Practical Tips for your First Time Shooting

Practical Tips for your First Time Shooting
I grew up around firearms, in fact I was about 8 years old the first time I was allowed to shoot a gun, and it was a beat-up old .22 rifle that my grandfather taught me how to use. I’ll never forget the feeling, not only the danger of the weapon in my hands, but the potential. Armed with a rifle I could put food on the table, protect our property from the rabbits that were almost a plague on our crops, and I was finally one of the “men” in our family. But I get that not everyone has had this same experience. Especially if you weren’t brought up in a rural setting like I was, then you may have had a much different experience with firearms. Some of my friends when I moved to the city had a very negative opinion of the weapons, because they’d seen on the news (or been personally exposed to) the violence that a minority of gun owners use to intimidate, rob and steal from people like you and me. So, in today’s post I want to share a few tips. To help you understand why a love of firearms is actually a good thing, and give you some pointers that I believe will come in handy the first time you shoot a gun. It’s not a scary experience, it’s a practical one. As I believe we all should have the means to defend ourselves if the SHTF.

Start at a shooting range

The best place for your first-time shooting is at a shooting range, with a professional instructor who can show you around the weapon as you learn to be accurate firing at a target. Make no mistake, firearms are a deadly thing, and it’s vital you know the basics of good gun safety so you’re not putting yourself (or those around you) at any unnecessary risk. Like where to point the gun, how to disengage the safety. The correct way to hold the weapon, and how to discharge it safely. From the friends I’ve introduced to shooting, there’s two things that really stand out. They’re not always prepared for the noise that comes, so have them wear earplugs and hearing protection and safety glasses. And make sure to spend the time explaining how each part of the gun works, and build their confidence handling it. A little knowledge here goes a long way, and so does best practices, like never resting your finger on the trigger, or never pointing a gun in another person’s direction.
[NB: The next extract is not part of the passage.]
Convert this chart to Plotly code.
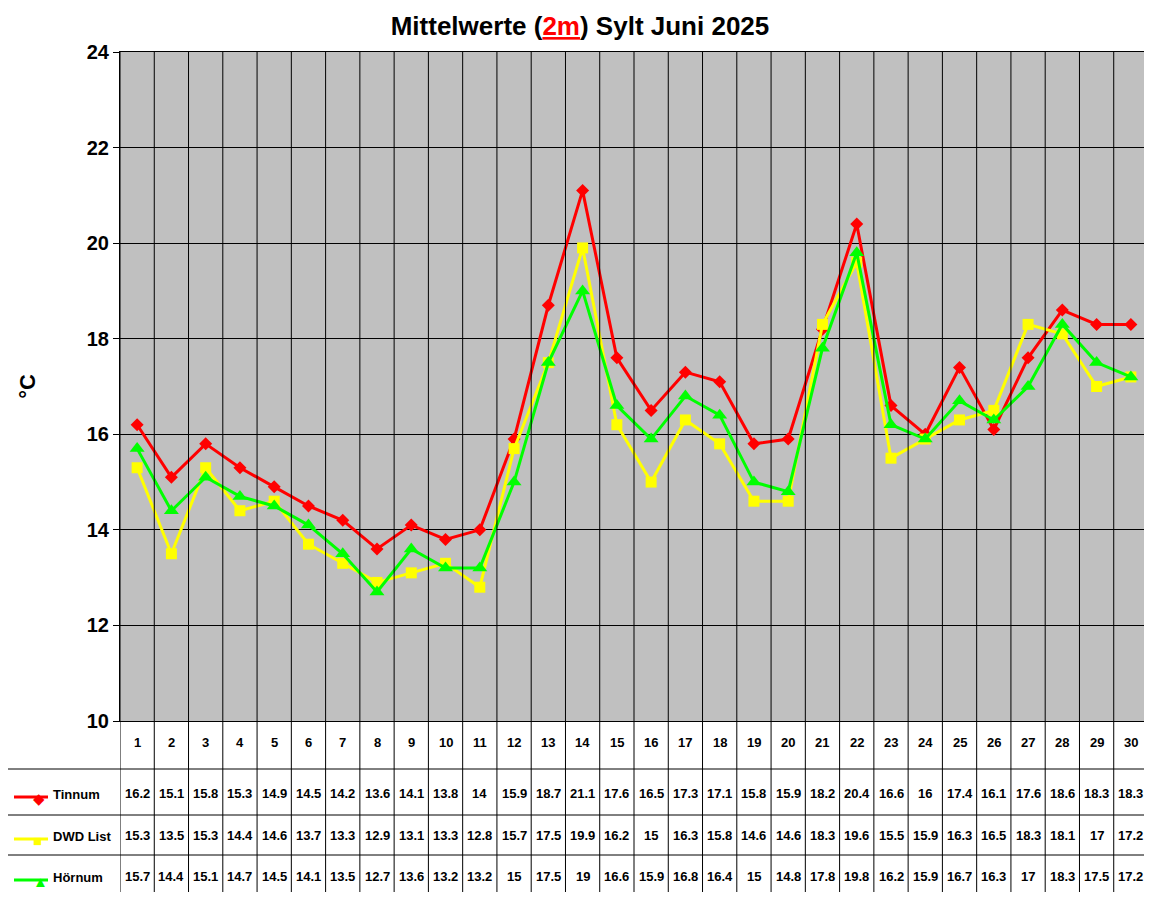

Learn the fundamentals of aim

Unfortunately, Hollywood doesn’t do gun owners justice, as they make it seem like all you need to do is pick it up and begin shooting. There’s a lot more nuance to it than that, and you need to take the time to learn how to properly aim, hold and lock onto a target. In my experience this is best learned in a class, with an experienced instructor who can quickly, safely and accurately explain the right way to do this for the particular firearm you’re learning to shoot. I picked up a lot of bad habits from my grandfather when it came to shooting long range, as I mostly just picked things up as I went along. Sadly, it took me years to “undo” this training (and thousands of dollars in shooting classes) that I could have saved if I had the right instruction from day one.

Consider why you need a gun

For me, we used our rifles primarily for hunting. We’d supplement our supplies with deer, rabbit and anything else we could shoot on our property, and this was a staple part of my childhood. But you’re likely going to be in a very different position if you’re looking to learn how to shoot for self-defense, or are planning to carry a concealed weapon. Consider why you need a gun, so you can take the time your first time shooting to learn the ins and outs of that particular style of weapon. There is much variety when it comes to firearms, from different calibers to laws on gun ownership that are imperative to understand, so you can make the best possible decision on the particular gun you need.

Don’t forget a secure storage space

I believe everyone should own a gun, but it’s also important you’ve got a secure place it can be stored. Especially if you have children at home. Guns should be locked away when not in use, and stored without being loaded, just in case your kids ever get their hands on them. I’ll say it again because this is critical. Your kids will find a way to get at your guns, it is your job as a parent to ensure they have not only the respect for the weapons, you’ve also taken reasonable steps to lock and secure your firearms out of their reach.

Think about taking a life

Finally, and this is important. You need to take a little time to think about the situations you may need to use your firearm in, and the subsequent decisions this results in. If there’s someone coming into your home, are you ready, willing and able to pull the trigger? What if they are threatening your family? What if they’re also armed? These are heavy questions I know, especially for a first-time shooter, but they go hand-in-hand with responsible gun ownership and you need to know where your own line in the sand is drawn. I personally wouldn’t hesitate if someone was threatening my life, but perhaps you would look at this situation differently than I would. It’s important you think about it now, so you’re not stuck like a deer in the headlights if you ever face it yourself. Shooting a gun for the first time is an exhilarating experience, and it is my humble opinion that every patriot arms themselves to the full extent of the law. Because when the SHTF and the bad guys turn up at your door, if you’re not prepared to fight back, things will go sideways fast.